INSIGHT ARTICLE |
Owners and beneficiaries of pass-through entities are generally allowed to take advantage of the section 41 credit for increasing research activities, subject to certain apportionment rules. For S corporations, the credit is apportioned pro rata on a per-share, per-day basis among shareholders.1 For estates and trusts, the credit is apportioned between the estate or trust and the beneficiaries on the basis of the income that is allocable to each.2 Credit allocations for partnerships are a bit more complicated. If a partnership pays or incurs qualified research expenses in carrying on a trade or business under section 41(b)(1), the credit is computed at the partnership level and is allocated to partners in accordance with section 704 and related regulations,3 which generally require apportionment among partners in proportion to their partnership interests unless a valid special allocation is made. In all cases, the amount of the credit that is passed through to owners and beneficiaries is taken into account in the taxable year of the person entitled to the credit in which the particular pass-through entity’s taxable year ends.4
A number of special provisions alter the ability of pass-through entities to take full advantage of the credit. One such limitation is found in the flush language of section 41(g), which provides that for a pass-through entity, the credit can only be used to offset the amount of taxes attributable to the taxable income which is allocable to the taxpayer’s interest in such trade or business or entity engaged in the research and generating the credit. For example, if an individual is a partner in a partnership, and the partnership engages in qualified research and is otherwise entitled to an R&D credit, the portions of the credit passed through to individual partners can only be used to offset the tax attributable to partner’s portion of taxable income generated from the partnership engaged in research activities. The credit cannot be used to generally offset the partner’s income tax. Similarly, the credit for an S corporation shareholder cannot exceed the shareholder’s tax attributable to the income of the S corporation that generated the credit.
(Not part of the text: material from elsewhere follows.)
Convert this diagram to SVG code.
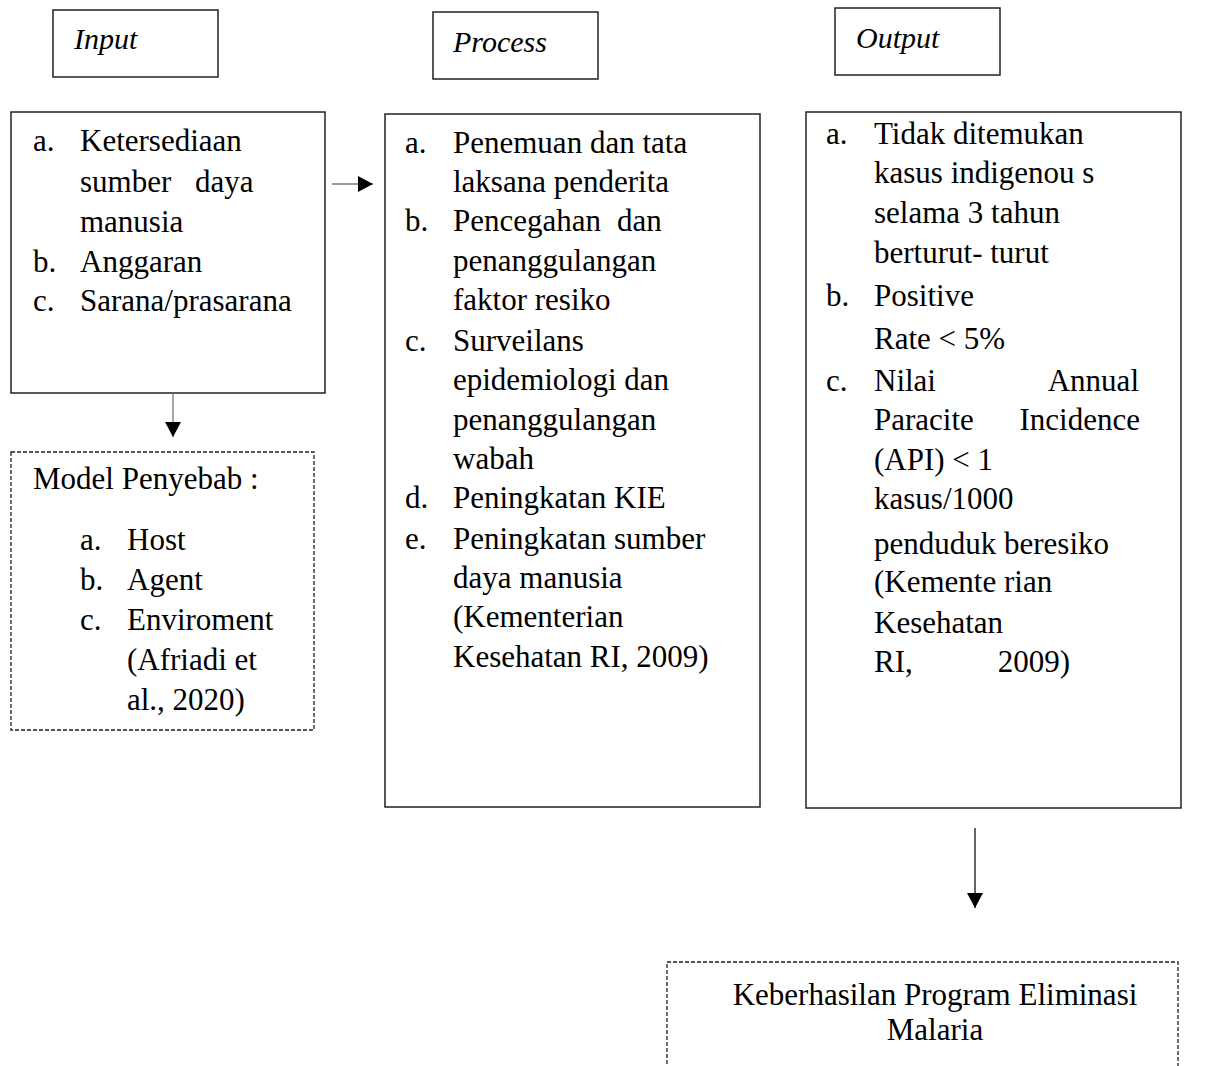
<svg xmlns="http://www.w3.org/2000/svg" width="1210" height="1066" viewBox="0 0 1210 1066">
<style>
text{font-family:"Liberation Serif","Times New Roman",serif;font-size:31px;fill:#000}
.it{font-style:italic;font-size:30px}
.box{fill:#fff;stroke:#222;stroke-width:1.5}
.dbox{fill:#fff;stroke:#222;stroke-width:1.3;stroke-dasharray:4 2}
.ln{stroke:#777;stroke-width:1.3;fill:none}
.ln2{stroke:#111;stroke-width:1.3;fill:none}
</style>
<defs>
<marker id="ah" markerWidth="16" markerHeight="16" refX="15" refY="8" orient="auto" markerUnits="userSpaceOnUse">
<path d="M0,0 L15,8 L0,16 Z" fill="#000"/>
</marker>
</defs>
<rect width="1210" height="1066" fill="#fff"/>
<g id="input-header">
<rect class="box" x="53" y="10" width="165" height="67"/>
<text class="it" x="74" y="49">Input</text>
</g>
<g id="process-header">
<rect class="box" x="433" y="12" width="165" height="67"/>
<text class="it" x="453" y="52">Process</text>
</g>
<g id="output-header">
<rect class="box" x="835" y="8" width="165" height="67"/>
<text class="it" x="856" y="48">Output</text>
</g>
<g id="input">
<rect class="box" x="11" y="112" width="314" height="281"/>
<text x="33" y="151">a.</text><text x="80" y="151">Ketersediaan</text>
<text x="80" y="192">sumber</text><text x="195" y="192">daya</text>
<text x="80" y="232">manusia</text>
<text x="33" y="272">b.</text><text x="80" y="272">Anggaran</text>
<text x="33" y="311">c.</text><text x="80" y="311">Sarana/prasarana</text>
</g>
<g id="process">
<rect class="box" x="385" y="114" width="375" height="693"/>
<text x="405" y="153">a.</text><text x="453" y="153">Penemuan dan tata</text>
<text x="453" y="192">laksana penderita</text>
<text x="405" y="231">b.</text><text x="453" y="231">Pencegahan</text><text x="617" y="231">dan</text>
<text x="453" y="271">penanggulangan</text>
<text x="453" y="310">faktor resiko</text>
<text x="405" y="351">c.</text><text x="453" y="351">Surveilans</text>
<text x="453" y="390">epidemiologi dan</text>
<text x="453" y="430">penanggulangan</text>
<text x="453" y="469">wabah</text>
<text x="405" y="508">d.</text><text x="453" y="508">Peningkatan KIE</text>
<text x="405" y="549">e.</text><text x="453" y="549">Peningkatan sumber</text>
<text x="453" y="588">daya manusia</text>
<text x="453" y="627">(Kementerian</text>
<text x="453" y="667">Kesehatan RI, 2009)</text>
</g>
<g id="output">
<rect class="box" x="806" y="112" width="375" height="696"/>
<text x="826" y="144">a.</text><text x="874" y="144">Tidak ditemukan</text>
<text x="874" y="183">kasus indigenou s</text>
<text x="874" y="223">selama 3 tahun</text>
<text x="874" y="263">berturut- turut</text>
<text x="826" y="306">b.</text><text x="874" y="306">Positive</text>
<text x="874" y="349">Rate &lt; 5%</text>
<text x="826" y="391">c.</text><text x="874" y="391">Nilai</text><text x="1139" y="391" text-anchor="end">Annual</text>
<text x="874" y="430">Paracite</text><text x="1140" y="430" text-anchor="end">Incidence</text>
<text x="874" y="470">(API) &lt; 1</text>
<text x="874" y="509">kasus/1000</text>
<text x="874" y="554">penduduk beresiko</text>
<text x="874" y="592">(Kemente rian</text>
<text x="874" y="633">Kesehatan</text>
<text x="874" y="672">RI,</text><text x="1070" y="672" text-anchor="end">2009)</text>
</g>
<g id="model-penyebab">
<rect class="dbox" x="11" y="452" width="303" height="278"/>
<text x="33" y="489">Model Penyebab :</text>
<text x="80" y="550">a.</text><text x="127" y="550">Host</text>
<text x="80" y="590">b.</text><text x="127" y="590">Agent</text>
<text x="80" y="630">c.</text><text x="127" y="630">Enviroment</text>
<text x="127" y="670">(Afriadi et</text>
<text x="127" y="710">al., 2020)</text>
</g>
<g id="keberhasilan">
<path class="dbox" d="M667,1070 L667,962 L1178,962 L1178,1070"/>
<text x="935" y="1005" text-anchor="middle">Keberhasilan Program Eliminasi</text>
<text x="935" y="1040" text-anchor="middle">Malaria</text>
</g>
<g id="connectors">
<line class="ln" x1="332" y1="184" x2="373" y2="184" marker-end="url(#ah)"/>
<line class="ln" x1="173" y1="393" x2="173" y2="437" marker-end="url(#ah)"/>
<line class="ln2" x1="975" y1="828" x2="975" y2="908" marker-end="url(#ah)"/>
</g>
</svg>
Pass-through entity owners and beneficiaries are limited in taking the credit in a number of other ways, particularly S corporation’s shareholders. For example, if a C corporation generates a credit that must be carried forward, and it later makes an S election, the shareholders of the new S corporation will not be able to use any of the credit carry forwards except to offset the tax on built-in gains.5 Additionally, the general section 41 rules that allow corporations to subcontract basic research out to exempt organizations do not apply to S corporations, which thereby results in a lower credit.6
Partners and partnerships also face significant limitations in that special allocations of the credit are treated only as valid if the allocation is based on research activity expenditures and the risk associated with making those expenditures.7 In addition, special allocations of research activity expenditures, like other expenditures, must have economic effect in order to be upheld.8 Economic effect is generally present if the effect that is reflected in partnership capital accounts is substantial.9 Not all of the rules are prohibitive, however. For example, if the partnership performing qualified research does not meet the trade or business requirement, but the partners independently satisfy such requirement with respect to research, the qualified expenses of the partnership are treated as paid or incurred directly by the partners and allocated in accordance with section 704 and the related regulations.10 In these cases, the credit is computed at the partner level and the limitation of section 41(g) is inapplicable.
Actions to be taken
Practitioners should pay careful attention. When pass-through entities, such as partnerships, S corporations, trusts and estates, pass the research credit they earn through to their partners, shareholders, and beneficiaries, these taxpayers need to consider the limitation imposed by section 41(g) when planning to claim the credit. In the absence of careful planning, section 41(g) may make the credit much less valuable to these pass-through entities.